What is left when the only thing you do best is taken away from you? ‘Standing Eight directed by Brian Kazmarck and written by Kazy Tauginas, who is also the lead, focuses on the story of Dusty, a professional boxer who gets his boxing license canceled after diagnosed with a disease called Systemic Lupus – a type of condition in which the autoimmune system of a person mistakenly attacks the healthy tissue in many parts of the body. When his competitor finds out, he challenges Dusty to take a tough decision by calling him a coward for hiding behind the pretext of a disease.

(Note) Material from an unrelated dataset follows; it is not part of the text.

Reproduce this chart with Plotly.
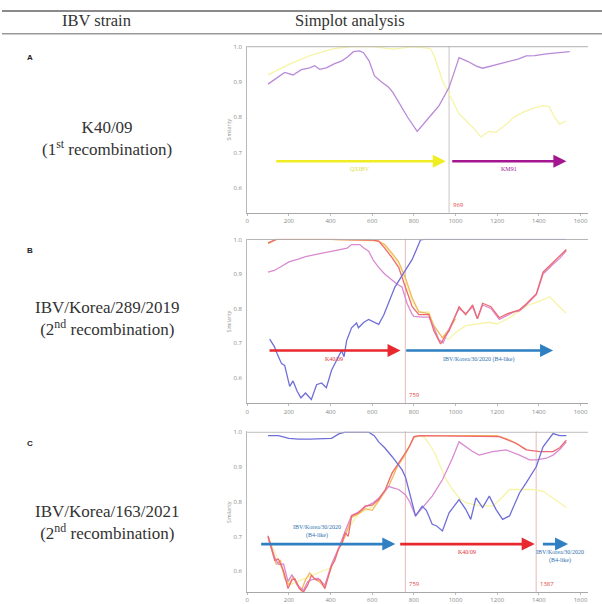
import plotly.graph_objects as go

W, H = 602, 604

# ---------------- data ----------------
# Panel A (K40/09)
A_purple_x = [100,140,180,220,260,300,324,348,380,420,454,480,510,540,558,585,611,645,679,700,727,770,816,850,888,921,945,969,995,1017,1060,1100,1130,1170,1210,1260,1300,1339,1380,1436,1480,1520,1548]
A_purple_y = [0.894,0.91,0.927,0.92,0.935,0.94,0.946,0.936,0.94,0.952,0.96,0.97,0.986,0.988,0.983,0.96,0.917,0.9,0.885,0.87,0.842,0.80,0.76,0.785,0.81,0.833,0.86,0.885,0.93,0.969,0.958,0.945,0.939,0.945,0.95,0.958,0.965,0.974,0.975,0.98,0.983,0.984,0.986]
A_yellow_x = [100,200,300,420,500,600,700,800,880,900,937,969,1017,1050,1082,1122,1160,1193,1243,1280,1323,1370,1420,1450,1475,1500,1530]
A_yellow_y = [0.92,0.95,0.975,0.995,1.0,1.0,0.993,1.0,0.995,0.97,0.904,0.866,0.81,0.79,0.772,0.744,0.76,0.757,0.78,0.80,0.814,0.825,0.833,0.83,0.80,0.78,0.79]

# Panel B (IBV/Korea/289/2019)
B_blue_x = [108,130,147,165,180,204,220,240,258,280,308,333,357,380,405,430,453,465,477,501,525,534,560,583,610,631,655,679,709,743,770,792,812,832,850,1530]
B_blue_y = [0.711,0.69,0.664,0.64,0.635,0.574,0.59,0.56,0.541,0.555,0.536,0.579,0.584,0.57,0.621,0.65,0.678,0.66,0.706,0.744,0.758,0.744,0.76,0.768,0.76,0.754,0.78,0.815,0.862,0.895,0.92,0.942,0.97,0.999,1.0,1.0]
B_red_x = [100,140,400,500,600,631,660,695,727,759,792,824,872,896,928,950,969,1000,1017,1049,1082,1105,1130,1170,1210,1250,1280,1307,1339,1388,1420,1468,1500,1532]
B_red_y = [0.99,1.0,1.0,0.998,0.998,0.995,0.975,0.947,0.919,0.862,0.805,0.782,0.782,0.735,0.697,0.72,0.735,0.78,0.805,0.782,0.81,0.77,0.815,0.805,0.773,0.785,0.79,0.796,0.813,0.843,0.905,0.933,0.95,0.971]
B_pink_x = [100,130,160,200,245,280,320,360,405,450,480,501,540,560,583,605,631,660,695,720,743,767,790,800,840,872,896,920,940,969,1017,1049,1082,1105,1130,1170,1210,1250,1280,1307,1339,1388,1420,1468,1500,1532]
B_pink_y = [0.905,0.91,0.92,0.935,0.943,0.95,0.955,0.96,0.966,0.97,0.975,0.985,0.985,0.975,0.966,0.94,0.919,0.9,0.881,0.87,0.862,0.815,0.785,0.777,0.775,0.775,0.745,0.71,0.70,0.74,0.80,0.785,0.805,0.77,0.81,0.80,0.768,0.78,0.79,0.793,0.81,0.84,0.90,0.928,0.945,0.968]
B_orange_x = [100,140,400,600,631,660,695,727,759,792,824,872,896,937,969,1000]
B_orange_y = [0.988,1.0,1.0,0.998,0.995,0.985,0.96,0.935,0.89,0.83,0.79,0.785,0.75,0.715,0.74,0.77]
B_yellow_x = [100,140,400,631,660,695,727,759,792,824,872,896,937,969,1000,1049,1100,1160,1200,1250,1300,1350,1400,1452,1490,1530]
B_yellow_y = [0.99,1.0,1.0,0.995,0.98,0.955,0.93,0.88,0.82,0.79,0.79,0.75,0.716,0.711,0.73,0.75,0.755,0.76,0.755,0.77,0.79,0.81,0.82,0.834,0.81,0.787]

# Panel C (IBV/Korea/163/2021)
C_blue_x = [100,150,200,245,300,405,440,470,583,610,631,660,695,720,743,760,776,790,808,840,860,888,910,937,969,1017,1049,1073,1098,1130,1162,1194,1226,1259,1290,1307,1339,1388,1420,1468,1500,1532]
C_blue_y = [0.99,0.99,0.982,0.98,0.98,0.982,0.995,1.0,1.0,0.99,0.972,0.955,0.93,0.91,0.892,0.87,0.835,0.80,0.759,0.787,0.775,0.735,0.73,0.716,0.768,0.806,0.778,0.749,0.811,0.783,0.816,0.778,0.749,0.759,0.80,0.825,0.854,0.901,0.958,0.996,0.99,0.99]
C_red_x = [100,120,132,150,175,196,215,229,250,270,290,308,330,350,373,390,405,420,438,455,470,485,501,534,566,600,631,663,695,727,759,780,800,830,1210,1250,1290,1339,1404,1468,1500,1532]
C_red_y = [0.702,0.66,0.631,0.635,0.60,0.55,0.575,0.578,0.55,0.54,0.56,0.588,0.575,0.575,0.55,0.585,0.616,0.63,0.664,0.68,0.711,0.70,0.759,0.768,0.787,0.79,0.806,0.835,0.882,0.911,0.939,0.96,0.987,0.99,0.987,0.978,0.968,0.949,0.944,0.944,0.955,0.977]
C_orange_x = [100,125,140,160,180,200,220,240,260,280,300,320,345,370,390,410,440,470,501,534,566,600,640,680,720,759,800,830,1200,1250,1300,1340]
C_orange_y = [0.695,0.65,0.62,0.63,0.58,0.56,0.585,0.565,0.545,0.575,0.595,0.58,0.57,0.555,0.59,0.62,0.665,0.70,0.755,0.765,0.78,0.775,0.81,0.845,0.90,0.935,0.985,0.99,0.99,0.98,0.965,0.95]
C_pink_x = [100,132,150,175,196,215,240,270,290,308,340,373,405,438,470,501,534,566,600,631,660,679,700,727,759,780,808,840,888,937,985,1017,1049,1080,1114,1150,1178,1243,1280,1307,1355,1388,1436,1468,1500,1532]
C_pink_y = [0.70,0.64,0.62,0.62,0.57,0.59,0.56,0.545,0.57,0.575,0.58,0.56,0.62,0.665,0.715,0.76,0.77,0.785,0.795,0.81,0.83,0.844,0.84,0.835,0.82,0.80,0.759,0.783,0.816,0.863,0.925,0.972,0.958,0.945,0.934,0.94,0.944,0.949,0.94,0.934,0.92,0.92,0.925,0.934,0.95,0.972]
C_yellow_x = [100,200,300,400,470,534,600,631,663,695,727,759,800,830,850,872,900,921,950,985,1020,1049,1100,1178,1220,1259,1300,1371,1420,1452,1490,1532]
C_yellow_y = [0.70,0.56,0.585,0.61,0.71,0.765,0.785,0.80,0.835,0.88,0.91,0.94,0.985,0.99,0.985,0.968,0.94,0.911,0.87,0.835,0.81,0.797,0.79,0.787,0.81,0.835,0.835,0.835,0.83,0.816,0.80,0.783]

# breakpoints
A_breaks = [969]
B_breaks = [759]
C_breaks = [759, 1387]

# arrows: (start, end, label, colour-key)
A_arrow_level = 0.675
A_arrows = [(132, 953, "QXIBV", "yellow"), (977, 1532, "KM91", "magenta")]
B_arrow_level = 0.678
B_arrows = [(100, 736, "K40/09", "red"), (756, 1468, "IBV/Korea/30/2020 (B4-like)", "blue")]
C_arrow_level = 0.678
C_arrows = [(60, 711, "IBV/Korea/30/2020<br>(B4-like)", "blue"), (727, 1380, "K40/09", "red"),
            (1412, 1540, "IBV/Korea/30/2020<br>(B4-like)", "blue")]

x_ticks = [0, 200, 400, 600, 800, 1000, 1200, 1400, 1600]
y_ticks = [0.6, 0.7, 0.8, 0.9, 1.0]

strain_names = ["K40/09", "IBV/Korea/289/2019", "IBV/Korea/163/2021"]
strain_notes = ["(1<sup>st</sup> recombination)", "(2<sup>nd</sup> recombination)", "(2<sup>nd</sup> recombination)"]
panel_letters = ["A", "B", "C"]

# ---------------- styles ----------------
COL = {
    "purple": "#b98ad8",
    "pink": "#d98ad0",
    "yellow": "#f6f4a6",
    "orange": "#f2b862",
    "red": "#ee6a72",
    "blue": "#6f6fd8",
}
ARROW_COL = {"yellow": "#f0ee22", "magenta": "#a3168f", "red": "#e8282e", "blue": "#2f80c2"}
LABEL_COL = {"yellow": "#dede40", "magenta": "#a3168f", "red": "#e03030", "blue": "#2f6fb0"}


def px2x(p):
    return p / W


def py2y(p):
    return 1 - p / H


fig = go.Figure()

panels = [
    dict(xa="x", ya="y", dom=[py2y(211), py2y(43.3)], rng=[0.5296, 1.002],
         traces=[(A_yellow_x, A_yellow_y, "yellow"), (A_purple_x, A_purple_y, "purple")],
         breaks=A_breaks, brcol="#cfc4c4", level=A_arrow_level, arrows=A_arrows),
    dict(xa="x2", ya="y2", dom=[py2y(403), py2y(237.3)], rng=[0.525, 1.002],
         traces=[(B_yellow_x, B_yellow_y, "yellow"), (B_orange_x, B_orange_y, "orange"),
                 (B_pink_x, B_pink_y, "pink"), (B_red_x, B_red_y, "red"), (B_blue_x, B_blue_y, "blue")],
         breaks=B_breaks, brcol="#e6b8b8", level=B_arrow_level, arrows=B_arrows),
    dict(xa="x3", ya="y3", dom=[py2y(593), py2y(431.3)], rng=[0.54, 1.002],
         traces=[(C_yellow_x, C_yellow_y, "yellow"), (C_orange_x, C_orange_y, "orange"),
                 (C_pink_x, C_pink_y, "pink"), (C_red_x, C_red_y, "red"), (C_blue_x, C_blue_y, "blue")],
         breaks=C_breaks, brcol="#e6b8b8", level=C_arrow_level, arrows=C_arrows),
]

XDOM = [px2x(246), px2x(588)]
XRNG = [0, 1636]

shapes = []
annotations = []
layout_axes = {}

for i, p in enumerate(panels):
    for xs, ys, c in p["traces"]:
        fig.add_trace(go.Scatter(x=xs, y=ys, mode="lines", xaxis=p["xa"], yaxis=p["ya"],
                                 line=dict(color=COL[c], width=1.3), showlegend=False,
                                 hoverinfo="skip"))
    suffix = "" if i == 0 else str(i + 1)
    layout_axes["xaxis" + suffix] = dict(
        domain=XDOM, range=XRNG, anchor=p["ya"], tickvals=x_ticks,
        ticktext=[str(t) for t in x_ticks], tickfont=dict(size=6, color="#888"),
        showline=True, linecolor="#a8a8a8", linewidth=1, showgrid=False, zeroline=False,
        ticks="outside", ticklen=2, tickcolor="#bbb")
    layout_axes["yaxis" + suffix] = dict(
        domain=p["dom"], range=p["rng"], anchor=p["xa"], tickvals=y_ticks,
        ticktext=["%.1f" % t for t in y_ticks], tickfont=dict(size=6, color="#888"),
        showline=True, linecolor="#b8b8b8", linewidth=1, showgrid=False, zeroline=False,
        ticks="", ticklabelstandoff=3)
    # top reference line at 1.0
    shapes.append(dict(type="line", xref=p["xa"] + " domain", yref=p["ya"], x0=0, x1=1, y0=1.0, y1=1.0,
                       line=dict(color="#b0b0b0", width=1)))
    # breakpoints
    for b in p["breaks"]:
        shapes.append(dict(type="line", xref=p["xa"], yref=p["ya"] + " domain", x0=b, x1=b, y0=0, y1=1,
                           line=dict(color=p["brcol"], width=1), layer="below"))
        annotations.append(dict(x=b, y=0, xref=p["xa"], yref=p["ya"] + " domain", text=str(b),
                                showarrow=False, xanchor="left", yanchor="bottom", xshift=2, yshift=2,
                                font=dict(size=6, color="#e04848")))
    # arrows
    for (s, e, lab, ck) in p["arrows"]:
        annotations.append(dict(x=e, y=p["level"], ax=s, ay=p["level"], xref=p["xa"], yref=p["ya"],
                                axref=p["xa"], ayref=p["ya"], text="", showarrow=True,
                                arrowhead=2, arrowsize=1.0, arrowwidth=2.6,
                                arrowcolor=ARROW_COL[ck], standoff=0, startstandoff=0))
    # y title
    annotations.append(dict(x=px2x(228), y=(p["dom"][0] + p["dom"][1]) / 2, xref="paper", yref="paper",
                            xanchor="center", yanchor="middle",
                            text="Similarity", textangle=-90, showarrow=False,
                            font=dict(size=5, color="#888")))

# arrow labels
lab_font = dict(size=6, family="Liberation Serif")


def arrow_label(x, y, xr, yr, text, ck, below=True, shift=3):
    annotations.append(dict(x=x, y=y, xref=xr, yref=yr, text=text, showarrow=False,
                            xanchor="center", yanchor="top" if below else "bottom",
                            yshift=-shift if below else shift,
                            font=dict(lab_font, color=LABEL_COL[ck])))


arrow_label((A_arrows[0][0] + A_arrows[0][1]) / 2, A_arrow_level, "x", "y", A_arrows[0][2], "yellow")
arrow_label((A_arrows[1][0] + A_arrows[1][1]) / 2, A_arrow_level, "x", "y", A_arrows[1][2], "magenta")
arrow_label((B_arrows[0][0] + B_arrows[0][1]) / 2, B_arrow_level, "x2", "y2", B_arrows[0][2], "red")
arrow_label((B_arrows[1][0] + B_arrows[1][1]) / 2, B_arrow_level, "x2", "y2", B_arrows[1][2], "blue")
arrow_label((C_arrows[0][0] + C_arrows[0][1]) / 2 - 50, C_arrow_level, "x3", "y3", C_arrows[0][2], "blue",
            below=False)
arrow_label((C_arrows[1][0] + C_arrows[1][1]) / 2, C_arrow_level, "x3", "y3", C_arrows[1][2], "red")
arrow_label(1500, C_arrow_level, "x3", "y3", C_arrows[2][2], "blue")

# header
serif = "Liberation Serif"
annotations.append(dict(x=px2x(95), y=py2y(18), xref="paper", yref="paper", text="IBV strain",
                        xanchor="center", yanchor="middle",
                        showarrow=False, font=dict(size=16.5, family=serif, color="#333")))
annotations.append(dict(x=px2x(349), y=py2y(18), xref="paper", yref="paper", text="Simplot analysis",
                        xanchor="center", yanchor="middle",
                        showarrow=False, font=dict(size=16.5, family=serif, color="#333")))
shapes.append(dict(type="line", xref="paper", yref="paper", x0=0, x1=1, y0=py2y(8), y1=py2y(8),
                   line=dict(color="#8a8a8a", width=2)))
shapes.append(dict(type="line", xref="paper", yref="paper", x0=0, x1=1, y0=py2y(31), y1=py2y(31),
                   line=dict(color="#9a9a9a", width=1.5)))

# left column
letter_y = [55, 249, 443]
block_y = [136, 318, 523]
for i in range(3):
    annotations.append(dict(x=px2x(28), y=py2y(letter_y[i]), xref="paper", yref="paper",
                            xanchor="center", yanchor="middle",
                            text="<b>%s</b>" % panel_letters[i], showarrow=False,
                            font=dict(size=8, family="Liberation Sans", color="#222")))
    annotations.append(dict(x=px2x(105), y=py2y(block_y[i]), xref="paper", yref="paper",
                            xanchor="center", yanchor="middle",
                            text=strain_names[i] + "<br>" + strain_notes[i], showarrow=False,
                            font=dict(size=17, family=serif, color="#333")))

fig.update_layout(width=W, height=H, margin=dict(l=0, r=0, t=0, b=0),
                  paper_bgcolor="white", plot_bgcolor="white",
                  shapes=shapes, annotations=annotations, showlegend=False, **layout_axes)

fig.write_html("out.html")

‘Standing Eight’ is about the unpredictable, tough obstacles we get hit by in life and about the hard decisions we sometimes need to make to overcome them. It is interesting to see the clear head with which Dusty actually deals with his condition. Despite all the provocations coming from Quinn (his competitor), he stands ground determined and dignified which actually proves the strength of his character. 


And when he eventually decides to accept Quinn’s challenge he doesn’t do it for money or fame but chooses an intimate place for the fight away from the spotlights. His gesture reflects not only that he has understood this was otherwise going to haunt him his entire life but is also a strong action against becoming a victim. It is eventually his way of declaring war against the disease he bears and a way of fighting against it. It is not the money, the glamour or the fame that counts but the fight in itself, and the manner in which it is given has the power to endow a man with character and define who he really is.

The film is an excellent example of a combination between an awareness film about the Lupus disease and both a motivational and powerful film. Convincing and dramatic, Kazy Tauginas makes an excellent role. You believe him all the way and you emotionally stick by his side.

‘Standing Eight’ is dynamic, intense and its ending fills you up with energy. It is a highly entertaining experience as much as it is inspiring.